Kimberly Kopko received her Ph.D. in Child Development from the Department of Human Development at Cornell University and joined the Department of Policy Analysis & Management in the College of Human Ecology after spending a year as an Assistant Professor of Psychology at Ithaca College.  Her research and Extension work examines parenting and child development. Specific research and outreach interests include: teens being raised by custodial grandparents, the use of research and evidence-based parent education programs to promote positive parenting behaviors and strengthen families, and adolescent development.  Current academic and research interests incorporate an international dimension with a focus on parenting and family support and comparative parenting, family, and child social policies in Scandinavian countries.

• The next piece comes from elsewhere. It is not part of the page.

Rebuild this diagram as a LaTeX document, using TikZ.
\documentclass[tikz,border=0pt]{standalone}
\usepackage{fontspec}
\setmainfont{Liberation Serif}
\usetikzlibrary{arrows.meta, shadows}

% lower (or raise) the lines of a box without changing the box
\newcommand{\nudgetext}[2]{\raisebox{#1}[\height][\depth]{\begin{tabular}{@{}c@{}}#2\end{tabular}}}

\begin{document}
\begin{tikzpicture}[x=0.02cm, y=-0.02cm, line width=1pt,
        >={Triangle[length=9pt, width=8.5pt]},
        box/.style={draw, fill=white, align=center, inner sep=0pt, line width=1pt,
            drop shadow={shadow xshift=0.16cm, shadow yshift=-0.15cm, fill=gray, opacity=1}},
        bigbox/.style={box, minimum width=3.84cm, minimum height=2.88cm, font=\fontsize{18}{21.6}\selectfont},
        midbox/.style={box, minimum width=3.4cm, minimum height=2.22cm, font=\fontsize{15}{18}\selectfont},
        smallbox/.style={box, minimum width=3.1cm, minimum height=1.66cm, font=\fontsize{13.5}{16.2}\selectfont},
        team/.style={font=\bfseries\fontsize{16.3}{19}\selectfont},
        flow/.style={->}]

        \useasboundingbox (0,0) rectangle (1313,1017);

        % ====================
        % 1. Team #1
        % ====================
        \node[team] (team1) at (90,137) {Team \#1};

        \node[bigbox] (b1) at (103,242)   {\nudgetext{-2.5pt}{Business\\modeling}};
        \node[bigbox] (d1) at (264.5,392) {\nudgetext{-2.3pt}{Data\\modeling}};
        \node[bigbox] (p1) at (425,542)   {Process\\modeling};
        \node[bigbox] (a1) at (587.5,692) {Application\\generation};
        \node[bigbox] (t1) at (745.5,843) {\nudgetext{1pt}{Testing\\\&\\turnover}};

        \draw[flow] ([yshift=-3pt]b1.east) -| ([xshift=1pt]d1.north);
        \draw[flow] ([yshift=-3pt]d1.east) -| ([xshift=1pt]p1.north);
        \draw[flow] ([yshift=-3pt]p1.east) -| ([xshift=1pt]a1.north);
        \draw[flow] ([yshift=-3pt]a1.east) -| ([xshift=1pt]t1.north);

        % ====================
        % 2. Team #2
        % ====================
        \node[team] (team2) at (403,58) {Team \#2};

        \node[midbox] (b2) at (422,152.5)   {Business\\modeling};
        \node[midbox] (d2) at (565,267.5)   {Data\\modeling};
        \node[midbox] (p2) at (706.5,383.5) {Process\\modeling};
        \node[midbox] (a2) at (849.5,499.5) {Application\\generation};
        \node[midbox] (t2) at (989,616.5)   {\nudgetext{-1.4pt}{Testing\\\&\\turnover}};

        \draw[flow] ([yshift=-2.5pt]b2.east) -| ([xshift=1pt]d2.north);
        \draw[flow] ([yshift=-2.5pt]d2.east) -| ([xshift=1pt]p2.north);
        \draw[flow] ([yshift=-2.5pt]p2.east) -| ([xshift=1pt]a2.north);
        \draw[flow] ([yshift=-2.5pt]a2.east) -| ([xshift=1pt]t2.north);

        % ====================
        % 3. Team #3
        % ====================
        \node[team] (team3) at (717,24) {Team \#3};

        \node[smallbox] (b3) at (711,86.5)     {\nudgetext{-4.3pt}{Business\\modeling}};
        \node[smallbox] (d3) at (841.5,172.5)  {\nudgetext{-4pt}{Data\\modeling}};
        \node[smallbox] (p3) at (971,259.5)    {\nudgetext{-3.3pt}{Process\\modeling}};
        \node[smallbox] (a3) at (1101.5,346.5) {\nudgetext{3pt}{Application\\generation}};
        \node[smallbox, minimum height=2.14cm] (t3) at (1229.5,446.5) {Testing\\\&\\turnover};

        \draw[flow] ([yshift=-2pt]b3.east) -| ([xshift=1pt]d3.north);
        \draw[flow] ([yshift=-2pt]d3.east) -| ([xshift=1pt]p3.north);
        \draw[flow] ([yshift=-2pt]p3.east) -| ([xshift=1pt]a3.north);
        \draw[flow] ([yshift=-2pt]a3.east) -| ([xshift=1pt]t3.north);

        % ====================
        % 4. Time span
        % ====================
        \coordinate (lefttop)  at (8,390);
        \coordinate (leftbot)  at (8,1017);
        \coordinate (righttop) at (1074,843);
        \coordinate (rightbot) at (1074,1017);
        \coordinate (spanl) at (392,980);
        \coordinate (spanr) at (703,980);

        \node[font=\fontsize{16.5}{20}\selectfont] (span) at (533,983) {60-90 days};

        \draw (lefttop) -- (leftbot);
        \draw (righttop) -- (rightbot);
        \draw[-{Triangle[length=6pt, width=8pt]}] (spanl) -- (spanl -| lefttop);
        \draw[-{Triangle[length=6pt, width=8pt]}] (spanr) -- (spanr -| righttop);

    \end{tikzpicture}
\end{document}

Current Professional Activities:

Current activities include: 

1.  Serving as Director of Parenting in Context and advancing the goals of this Initiative including translating research related to parenting and adolescent development for Cornell Cooperative Extension (CCE) parent educators to use in their work with families, organizing professional development opportunities for CCE parent educators and advancing parent education programming efforts statewide. 

2. Conducting original research on grandparents raising teenage grandchildren.

3.  Participating in various projects as an Affiliate in the Bronfenbrenner Center for Translational Research (BCTR).

4.  Developing international collaborations in the College of Human Ecology and the Bronfenbrenner Center for Translational Research (BCTR).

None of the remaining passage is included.